For the love of language. Designing for erudition. Marvelous, extraordinary, astounding remarkable, miraculous — this essentially was our goal during design and engineering of the app created to make humans communication more accurate, polite and delightful.


Daniel and I are passionate about English, especially as it’s not our native language. You can communicate efficiently knowing just around 1,000 words. However, you can make it accurate, pleasant and full of regard for others using several more.

It’s a scientific evidence that every new experience or information stimulates creating new neural connections in our brains. It means that, knowing one word we can quickly learn a new one as the first one immediately becomes a reference for the new one.

It takes place due to the process of perception which begins with an object in the real world, termed the distal object. The object stimulates human’s brain. Then the stimulus is transformed into neural activity — a process called transduction. The neural signal is transmitted to the brain and processed. The resulting mental re-creation of the distal stimulus is the percept. So that’s exactly what happens when we discover new vocabulary based on words or idioms we’ve already known.

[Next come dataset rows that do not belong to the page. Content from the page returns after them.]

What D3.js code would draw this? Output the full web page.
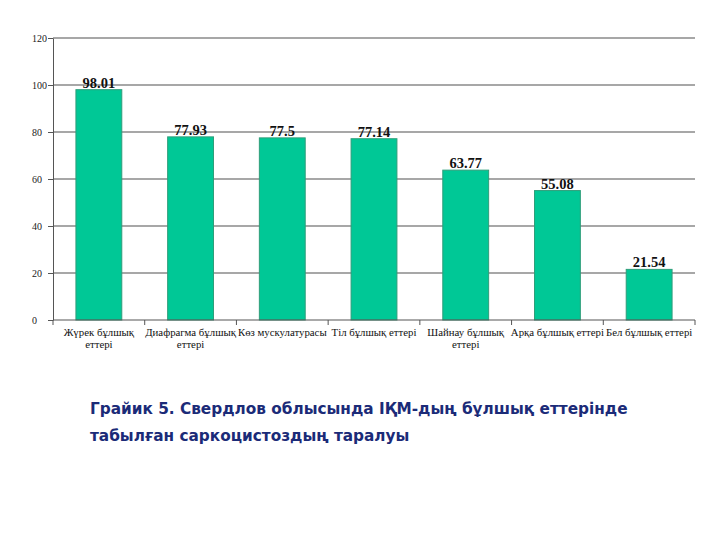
<!DOCTYPE html>
<html><head><meta charset="utf-8">
<script src="https://cdn.jsdelivr.net/npm/d3@7/dist/d3.min.js"></script>
<style>body{margin:0;background:#fff}</style>
</head><body>
<svg id="c" width="720" height="540"></svg>
<script>
const categories = [["Жүрек бұлшық","еттері"],["Диафрагма бұлшық","еттері"],["Көз мускулатурасы"],["Тіл бұлшық еттері"],["Шайнау бұлшық","еттері"],["Арқа бұлшық еттері"],["Бел бұлшық еттері"]];
const values = [98.01, 77.93, 77.5, 77.14, 63.77, 55.08, 21.54];
const valueLabels = ["98.01","77.93","77.5","77.14","63.77","55.08","21.54"];
const yTicks = [0,20,40,60,80,100,120];
const titleLines = ["Грайик 5. Свердлов облысында ІҚМ-дың бұлшық еттерінде","табылған саркоцистоздың таралуы"];

const svg = d3.select("#c");
const L=53, R=695, T=38, B=320;
const x = d3.scaleBand().domain(d3.range(values.length)).range([L,R]).paddingInner(0.5).paddingOuter(0.25);
const xb = d3.scaleBand().domain(d3.range(values.length)).range([L,R]);
const y = d3.scaleLinear().domain([0,120]).range([B,T]);

// gridlines
svg.append("g").selectAll("line").data(yTicks.filter(d=>d>0)).join("line")
  .attr("x1",L).attr("x2",R).attr("y1",d=>y(d)).attr("y2",d=>y(d))
  .attr("stroke","#8a8a8a").attr("stroke-width",1.5);

// y axis
const ya = svg.append("g").attr("transform",`translate(${L},0)`)
  .call(d3.axisLeft(y).tickValues(yTicks).tickSize(5).tickSizeOuter(0));
ya.select(".domain").attr("stroke","#555");
ya.selectAll(".tick line").attr("stroke","#555");
ya.selectAll("text").attr("font-family","Liberation Serif, serif").attr("font-size",10).attr("fill","#222")
  .attr("text-anchor","start").attr("x",-21);

// bars
svg.append("g").selectAll("rect").data(values).join("rect")
  .attr("x",(d,i)=>x(i)).attr("width",x.bandwidth())
  .attr("y",d=>y(d)).attr("height",d=>B-y(d))
  .attr("fill","#00c896").attr("stroke","#2f9e7a").attr("stroke-width",1);

// value labels
svg.append("g").selectAll("text").data(values).join("text")
  .attr("x",(d,i)=>x(i)+x.bandwidth()/2).attr("y",d=>y(d)-2)
  .attr("text-anchor","middle").attr("font-family","Liberation Serif, serif")
  .attr("font-weight","bold").attr("font-size",14.5).attr("fill","#111")
  .text((d,i)=>valueLabels[i]);

// x axis
const xa = svg.append("g").attr("transform",`translate(0,${B})`);
xa.append("line").attr("x1",L).attr("x2",R).attr("stroke","#555").attr("stroke-width",1);
xa.selectAll("line.t").data(d3.range(values.length+1)).join("line").attr("class","t")
  .attr("x1",i=>L+i*xb.step()).attr("x2",i=>L+i*xb.step()).attr("y1",0).attr("y2",5).attr("stroke","#555");
const lab = xa.selectAll("text").data(categories).join("text")
  .attr("text-anchor","middle").attr("font-family","Liberation Serif, serif").attr("font-size",10.8).attr("fill","#111")
  .attr("transform",(d,i)=>`translate(${xb(i)+xb.bandwidth()/2},0)`);
lab.selectAll("tspan").data(d=>d).join("tspan").attr("x",0).attr("y",(d,j)=>16+j*11.5).text(d=>d);

// title
svg.append("g").selectAll("text").data(titleLines).join("text")
  .attr("x",90).attr("y",(d,i)=>414+i*27)
  .attr("font-family","DejaVu Sans, sans-serif").attr("font-weight","bold").attr("font-size",15.3)
  .attr("fill","#1b2b78").text(d=>d);
</script>
</body></html>
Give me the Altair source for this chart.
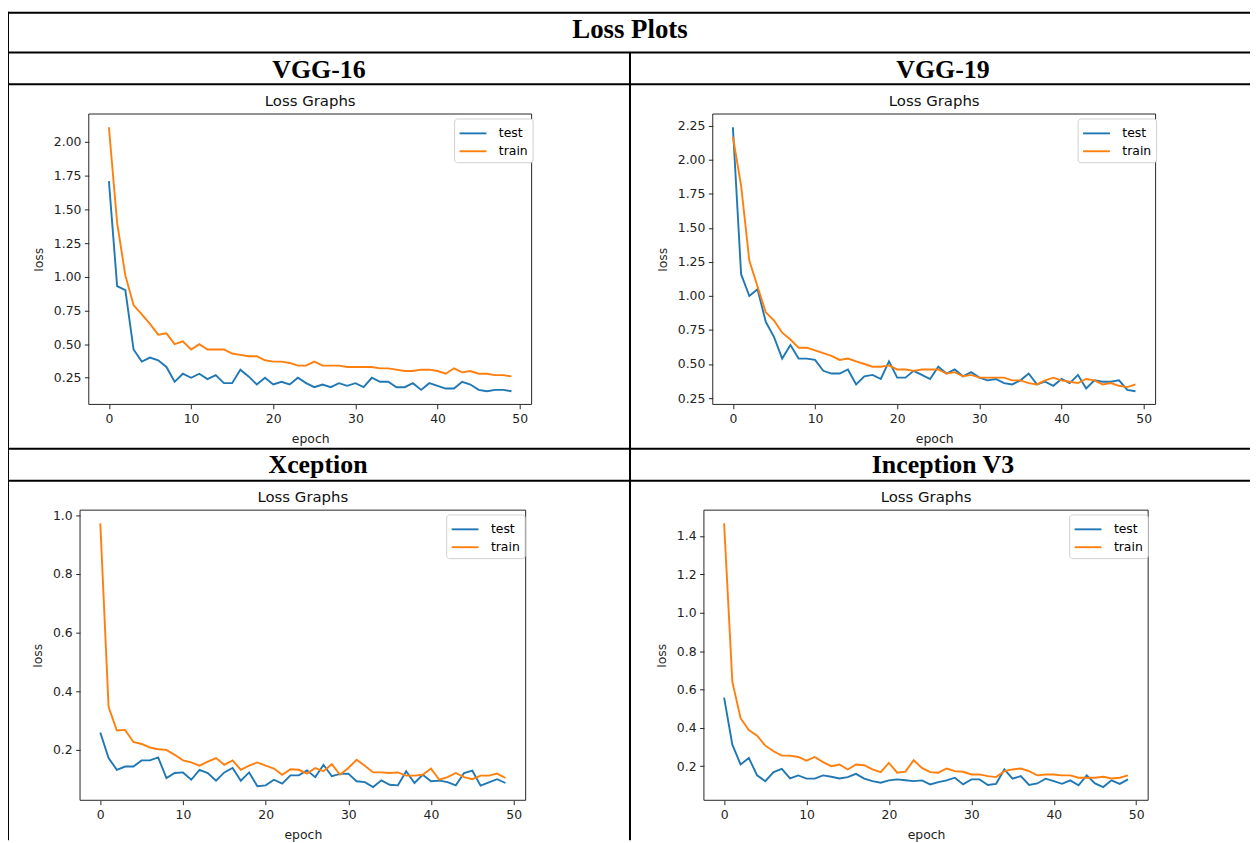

We decided to build an interface that would allow anyone to enrich their vocabulary.


We’ve created a horizontal architecture to let users easily navigate between screens by just a simple swipe. The only vertical flow leads to a modal where users can find out more about the benefits of the full version and eventually choose a preferable subscription.

The D view — subscription modal — unites all 3 touchpoints. They were intentionally designed to emphasize the value of paid version in the context, e.g. when users search for synonyms only one is visible while the rest is blurred. This is followed by a blue button presenting a particular number of available synonyms in the form of a CTA label.


We wanted to make the visual layer explicit while interactive one immediately familiar. Typography plays an ever so important role in this interface we’ve crafted. Its weights and heights were meticulously specified to fit context and ease perception of contents. Italics represent synonym references. The colour palette we’ve created helps to enhance focal points. Chartreuse and teal colours emphasize the relevance of particular contexts and distinguish Lexicon branding. Colorful elements in the background provide feedback and complement content while rewarding users with soft appealing visuals.

When it comes to interactions we’ve taken really deep care of letting users interact with the interface using just one hand. In the matter of that, a simple swipe left or right takes users to a different tab what’s indicated by page controls at the top of view getting scale up or down and contrast. Users can save and remove synonyms by familiar gestures. Long press on a search result lets users save it while dragging it towards left lets to remove saved synonym.

During work on the Lexcion app, we’ve often used it in the evenings. Due to its brightness, we quite naturally felt a need for dark mode. To achieve it almost effortlessly we’ve applied system colours representing equivalents for either light and dark mode. While the app remained unobtrusive and beautiful now it fatigues eyes less simultaneously decreasing battery drain.